A teacher with a private school in Ikeja GRA, Mr. Joseph Adepoju, told the reporter on the telephone that there have been similar bans in other states in the past, but they immediately provided alternatives. He also noted that the population in Lagos could not be compared with other states where the outright ban worked perfectly.
“If you were in Ikeja Monday morning and evening, it appeared that there was another fuel scarcity. The way people were walking long distances, you would think that they were Israelites crossing the Red Sea again,” he said.
However, on Tuesday, some level of sanity returned to most of the bus stops that the reporter visited.
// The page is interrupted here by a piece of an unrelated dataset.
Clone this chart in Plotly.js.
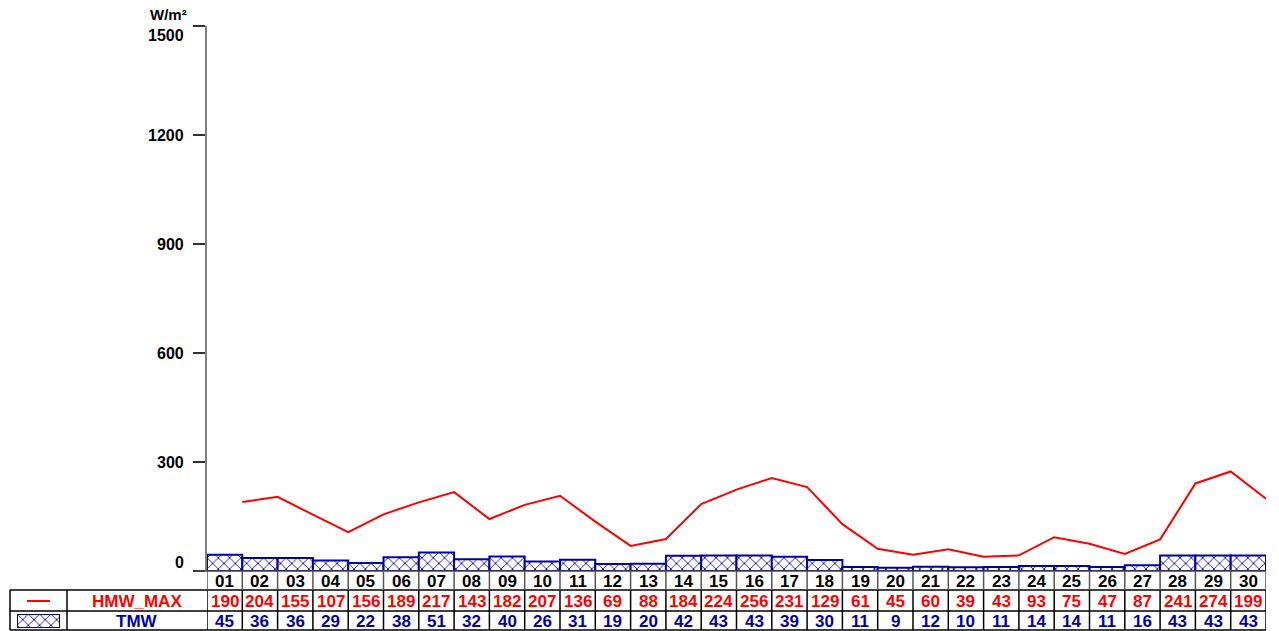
<!DOCTYPE html>
<html>
<head>
<meta charset="utf-8">
<script src="https://cdn.plot.ly/plotly-3.0.1.min.js"></script>
<style>html,body{margin:0;padding:0;background:#fff;}#chart{width:1279px;height:631px;}</style>
</head>
<body>
<div id="chart"></div>
<script>
const days = ['01','02','03','04','05','06','07','08','09','10','11','12','13','14','15','16','17','18','19','20','21','22','23','24','25','26','27','28','29','30'];
const hmwMax = [190,204,155,107,156,189,217,143,182,207,136,69,88,184,224,256,231,129,61,45,60,39,43,93,75,47,87,241,274,199];
const tmw = [45,36,36,29,22,38,51,32,40,26,31,19,20,42,43,43,39,30,11,9,12,10,11,14,14,11,16,43,43,43];
const yTicks = [0,300,600,900,1200,1500];
const seriesNames = ['HMW_MAX','TMW'];
const unitLabel = 'W/m²';

const W = 1279, H = 631;
const px = x => x / W;
const py = y => (H - y) / H;
const RED = '#ff0000', BLUE = '#0000a8';
const FONT = 'Arial, "Liberation Sans", sans-serif';
const pattern = {shape: 'x', fgcolor: BLUE, fgopacity: 1, bgcolor: '#ffffff', size: 8, solidity: 0.2, fillmode: 'replace'};

const xs = days.map((d, i) => i + 1);
const xsLine = days.map((d, i) => i + 1.5);

const traces = [
  {type: 'bar', x: xs, y: tmw, width: 1, name: seriesNames[1],
   marker: {color: '#ffffff', pattern: pattern, line: {color: BLUE, width: 2}},
   hoverinfo: 'skip'},
  {type: 'scatter', mode: 'lines', x: xsLine, y: hmwMax, name: seriesNames[0],
   line: {color: RED, width: 2}, cliponaxis: false, hoverinfo: 'skip'},
  // legend symbol for TMW in the table's left cell
  {type: 'bar', x: [0], y: [1], width: 1, xaxis: 'x2', yaxis: 'y2',
   marker: {color: '#ffffff', pattern: pattern, line: {color: BLUE, width: 2}},
   hoverinfo: 'skip'}
];

const shapes = [];
const annotations = [];
const rowTop = 571, row1 = 590, row2 = 611, rowBot = 630;
const yHdr = 581, yR1 = 601, yR2 = 621;

// horizontal table lines
[row1, row2, rowBot].forEach(y => shapes.push({type: 'line', xref: 'paper', yref: 'paper',
  x0: px(10), x1: px(1266), y0: py(y), y1: py(y), line: {color: '#000', width: 1.5}}));
// x-axis baseline
shapes.push({type: 'line', xref: 'paper', yref: 'paper', x0: px(195), x1: px(1266),
  y0: py(rowTop), y1: py(rowTop), line: {color: '#444', width: 1.5}});
// vertical lines at day boundaries
for (let i = 0; i <= days.length; i++) {
  shapes.push({type: 'line', xref: 'x', yref: 'paper', x0: i + 0.5, x1: i + 0.5,
    y0: py(rowTop), y1: py(row1), line: {color: '#555', width: 1.5}});
  shapes.push({type: 'line', xref: 'x', yref: 'paper', x0: i + 0.5, x1: i + 0.5,
    y0: py(row1), y1: py(rowBot), line: {color: '#000', width: 1.5}});
}
// legend cell dividers
[10, 67].forEach(x => shapes.push({type: 'line', xref: 'paper', yref: 'paper',
  x0: px(x), x1: px(x), y0: py(row1), y1: py(rowBot), line: {color: '#000', width: 1.5}}));
// red line legend symbol
shapes.push({type: 'line', xref: 'paper', yref: 'paper', x0: px(27), x1: px(50),
  y0: py(yR1), y1: py(yR1), line: {color: RED, width: 2}});

const txt = (x, y, text, color, xref, opts) => Object.assign({
  x: x, y: y, xref: xref, yref: 'paper', text: text, showarrow: false,
  xanchor: 'center', yanchor: 'middle',
  font: {family: FONT, size: 17, color: color, weight: 700}}, opts || {});

days.forEach((d, i) => {
  annotations.push(txt(i + 1, py(yHdr), d, '#000', 'x'));
  annotations.push(txt(i + 1, py(yR1), String(hmwMax[i]), RED, 'x'));
  annotations.push(txt(i + 1, py(yR2), String(tmw[i]), BLUE, 'x'));
});
annotations.push(txt(px(137), py(yR1), seriesNames[0], RED, 'paper'));
annotations.push(txt(px(137), py(yR2), seriesNames[1], BLUE, 'paper'));

// y tick labels
yTicks.forEach((v, i) => {
  let shift = 0;
  if (i === 0) shift = 9;
  if (i === yTicks.length - 1) shift = -9;
  annotations.push({x: px(186), y: v, xref: 'paper', yref: 'y', text: String(v), showarrow: false,
    xanchor: 'right', yanchor: 'middle', yshift: shift,
    font: {family: FONT, size: 16, color: '#000', weight: 700}});
});
annotations.push({x: px(189), y: py(15), xref: 'paper', yref: 'paper', text: unitLabel, showarrow: false,
  xanchor: 'right', yanchor: 'middle', font: {family: FONT, size: 15, color: '#000', weight: 700}});

const layout = {
  width: W, height: H,
  margin: {l: 0, r: 0, t: 0, b: 0, pad: 0},
  paper_bgcolor: '#fff', plot_bgcolor: '#fff',
  showlegend: false,
  bargap: 0,
  xaxis: {domain: [px(207), px(1266)], range: [0.5, days.length + 0.5], showgrid: false,
    zeroline: false, showline: false, showticklabels: false, ticks: '', fixedrange: true},
  yaxis: {domain: [py(571), py(26)], range: [0, 1500], showgrid: false, zeroline: false,
    showline: true, linecolor: '#808080', linewidth: 2, ticks: 'outside', ticklen: 12,
    tickwidth: 1.5, tickcolor: '#333', tickvals: yTicks, showticklabels: false, fixedrange: true},
  xaxis2: {domain: [px(17), px(60)], range: [-0.5, 0.5], visible: false, anchor: 'y2'},
  yaxis2: {domain: [py(628), py(614)], range: [0, 1], visible: false, anchor: 'x2'},
  shapes: shapes,
  annotations: annotations
};

Plotly.newPlot('chart', traces, layout, {staticPlot: true, displayModeBar: false});
</script>
</body>
</html>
At PWD Bus Stop, it was easy for commuters to board mini buses to Ikeja GRA. The two separate queues were not long, and, within five minutes, the passenger was sure of leaving.
Though the queue at Ikeja Under Bridge Bus Stop for commuters going to Ogba via Adeniyi Jones was very long, there was orderliness. A passenger would have to spend between 20 and 25 minutes on the queue before boarding a bus.
Some residents have also raised the alarm that security officers were capitalising on the situation to extort money from innocent Keke and and Okada riders, even in the areas that were not included in the restriction.
It was gathered that, on Governor’s Road in Ikotun, security officials were seizing tricycles and collecting as much as N7,000 from them as fine. A Keke rider in Agege also complained that security operatives have been harassing motorbike and tricycle operators since February 1. He also alleged that, before they could be released, police forced each tricycle operator to cough out N5,000.